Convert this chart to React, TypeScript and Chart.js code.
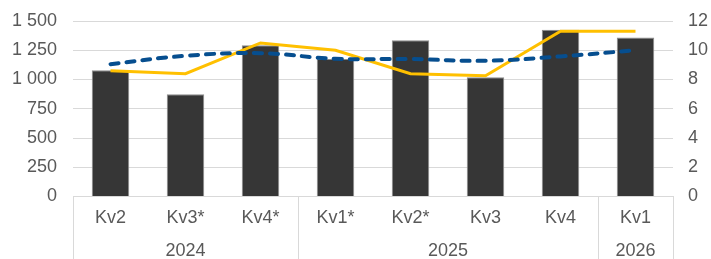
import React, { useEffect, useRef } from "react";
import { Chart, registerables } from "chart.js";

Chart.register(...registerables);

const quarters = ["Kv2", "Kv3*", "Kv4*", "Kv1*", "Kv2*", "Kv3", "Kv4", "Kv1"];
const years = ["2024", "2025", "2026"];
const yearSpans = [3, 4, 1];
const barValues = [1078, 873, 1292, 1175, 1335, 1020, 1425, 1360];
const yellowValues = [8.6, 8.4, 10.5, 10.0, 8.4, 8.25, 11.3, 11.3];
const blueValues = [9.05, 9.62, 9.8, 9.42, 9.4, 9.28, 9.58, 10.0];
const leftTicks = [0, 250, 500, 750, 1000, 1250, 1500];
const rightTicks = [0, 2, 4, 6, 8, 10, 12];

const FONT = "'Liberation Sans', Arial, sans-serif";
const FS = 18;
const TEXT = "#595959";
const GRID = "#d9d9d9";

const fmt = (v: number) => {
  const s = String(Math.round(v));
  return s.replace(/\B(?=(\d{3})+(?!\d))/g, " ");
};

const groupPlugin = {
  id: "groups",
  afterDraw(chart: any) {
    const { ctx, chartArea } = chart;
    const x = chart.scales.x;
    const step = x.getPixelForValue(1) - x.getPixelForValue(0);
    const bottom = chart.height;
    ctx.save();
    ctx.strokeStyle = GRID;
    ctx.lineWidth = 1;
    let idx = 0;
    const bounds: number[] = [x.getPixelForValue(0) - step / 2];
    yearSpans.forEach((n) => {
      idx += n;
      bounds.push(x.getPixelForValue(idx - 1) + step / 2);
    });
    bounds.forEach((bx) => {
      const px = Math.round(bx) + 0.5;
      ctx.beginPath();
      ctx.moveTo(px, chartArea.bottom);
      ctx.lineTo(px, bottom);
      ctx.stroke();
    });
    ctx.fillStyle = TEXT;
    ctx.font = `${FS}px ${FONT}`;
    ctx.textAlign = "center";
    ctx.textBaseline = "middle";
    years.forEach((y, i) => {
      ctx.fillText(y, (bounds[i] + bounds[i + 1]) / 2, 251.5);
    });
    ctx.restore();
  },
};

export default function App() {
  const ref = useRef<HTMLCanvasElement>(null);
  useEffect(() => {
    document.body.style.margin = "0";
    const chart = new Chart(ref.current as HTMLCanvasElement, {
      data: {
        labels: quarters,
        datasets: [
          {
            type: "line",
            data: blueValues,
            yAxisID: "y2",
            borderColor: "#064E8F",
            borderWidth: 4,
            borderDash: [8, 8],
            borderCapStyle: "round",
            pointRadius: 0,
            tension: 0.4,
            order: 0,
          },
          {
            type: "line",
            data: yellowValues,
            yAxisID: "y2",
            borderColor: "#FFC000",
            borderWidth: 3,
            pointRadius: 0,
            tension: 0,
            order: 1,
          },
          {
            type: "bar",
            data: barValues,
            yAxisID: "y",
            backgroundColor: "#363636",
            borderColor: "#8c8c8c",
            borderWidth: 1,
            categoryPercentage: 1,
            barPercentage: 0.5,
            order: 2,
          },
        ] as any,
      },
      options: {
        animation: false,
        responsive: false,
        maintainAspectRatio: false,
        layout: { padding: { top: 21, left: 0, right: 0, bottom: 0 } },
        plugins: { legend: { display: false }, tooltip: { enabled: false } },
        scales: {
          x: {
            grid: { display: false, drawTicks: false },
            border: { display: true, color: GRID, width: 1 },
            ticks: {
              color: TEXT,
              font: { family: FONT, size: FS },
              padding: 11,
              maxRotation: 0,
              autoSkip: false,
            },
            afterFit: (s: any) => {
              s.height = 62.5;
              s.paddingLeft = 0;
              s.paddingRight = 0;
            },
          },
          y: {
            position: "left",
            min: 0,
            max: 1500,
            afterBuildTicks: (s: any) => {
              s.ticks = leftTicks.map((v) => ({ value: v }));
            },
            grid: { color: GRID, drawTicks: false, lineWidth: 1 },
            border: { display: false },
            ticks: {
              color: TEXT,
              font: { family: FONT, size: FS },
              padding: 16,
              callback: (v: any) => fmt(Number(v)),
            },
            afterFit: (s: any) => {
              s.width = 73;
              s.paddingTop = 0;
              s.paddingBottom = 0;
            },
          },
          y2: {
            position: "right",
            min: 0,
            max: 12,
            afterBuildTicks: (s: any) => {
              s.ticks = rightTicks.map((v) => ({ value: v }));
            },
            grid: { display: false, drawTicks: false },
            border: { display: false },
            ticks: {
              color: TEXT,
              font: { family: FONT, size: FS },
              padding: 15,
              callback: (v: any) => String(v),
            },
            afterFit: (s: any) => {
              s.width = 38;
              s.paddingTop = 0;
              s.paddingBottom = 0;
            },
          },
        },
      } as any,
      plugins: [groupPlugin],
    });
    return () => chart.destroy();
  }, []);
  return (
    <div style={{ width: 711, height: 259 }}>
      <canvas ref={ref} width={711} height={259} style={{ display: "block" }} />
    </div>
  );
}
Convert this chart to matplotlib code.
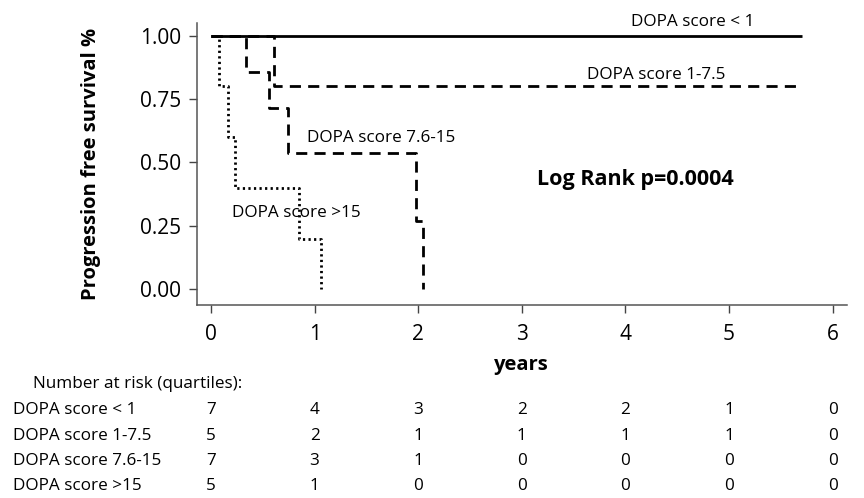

......

Given problem =
Reproduce only the lines running from the beginning of the entries above to the line holding "Chart.register(...registerables);", inclusive. Pictures stay out of the copy.

Answer =
Convert this chart to React, TypeScript and Chart.js code.
import React, { useEffect, useRef } from "react";
import { Chart, registerables } from "chart.js";

Chart.register(...registerables);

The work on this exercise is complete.